Die Bundesagentur für Arbeit (BA) erprobt derzeit sehr erfolgreich die Weiterbildungsberatungen. Wir wollen diesen Weg weiter gehen und die BA zu einer Bundesagentur für Arbeit und Qualifizierung weiterentwickeln. Sie soll als zentrale Anlaufstelle Informationen über Weiterbildungsangebote im Rahmen von Qualifizierungsnetzen dezentral gebündelt zur Verfügung stellen und zugleich Qualifizierungsbedarf in Regionen erkennen. Auf diese Weise kann sich jeder, der sich über seine berufliche Zukunft Gedanken macht, trägerüberunabhängig beraten lassen und erfährt so gleich noch von möglichen Förderoptionen.

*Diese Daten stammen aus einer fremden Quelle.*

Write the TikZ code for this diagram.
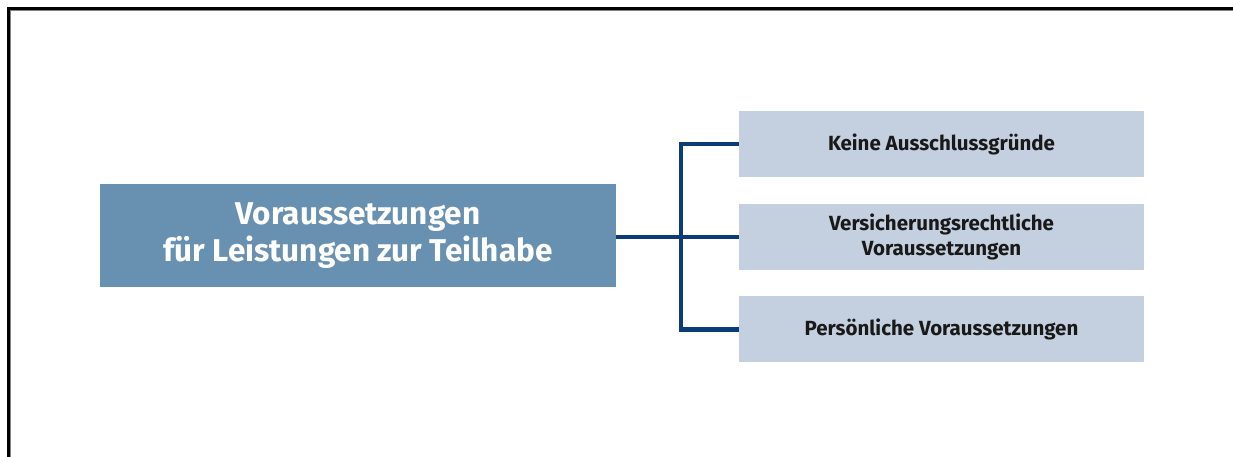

Die Arbeitsversicherung lässt sich nicht in einem Rutsch einführen, sondern muss Schritt für Schritt umgesetzt werden. Neben der Weiterentwicklung der BA wollen wir als weitere Bausteine die Weiterbildungsförderung im Kontext des Beschäftigungstransfers ausbauen, die Rahmenfrist im SGB III von zwei auf drei Jahre verlängern, damit wieder mehr Beschäftigte erreicht werden und die zielgerichtete Nutzung von Weiterbildungsprämien insbesondere zur Stärkung der Weiterbildungsmotivation von Geringqualifizierten, jungen Erwachsenen und Alleinerziehenden flankierend zu lebensunterhaltssichernden Leistungen ausbauen. In der langfristigen Perspektive muss über einen Rechtsanspruch für Arbeitnehmerinnen und Arbeitnehmer sowie für Arbeitslose auf berufl iche Weiterbildung und dessen konkrete Ausgestaltung diskutiert werden. Ein Schritt in diese Richtung könnte beispielsweise die Einführung eines Persönlichen Erwerbstätigenkontos sein wie Andrea Nahles es im Entwurf zum Weißbuch Arbeiten 4.0 vorgelegt hat. In diesem Konzept ist vorgesehen, junge Erwerbstätige im Sinne eines „Sozialerbes“ mit einem Startkapital auszustatten, das für Qualifizierung, Gründungsphase oder private Auszeiten genutzt werden kann.
Das Credo Gute Arbeit gilt für die SPD selbstverständlich auch mit Blick auf den Weiterbildungssektor. Wir werden uns deshalb für eine Verbesserung der Rahmenbedingungen für die Beschäftigten in der Aus- und Weiterbildung stark machen und uns für einen vorgegebenen Vergabemindestlohn einsetzen. Für die hochqualifizierten Mitarbeiterinnen und Mitarbeiter muss der Weiterbildungsmindestlohn die unterste Haltelinie sein.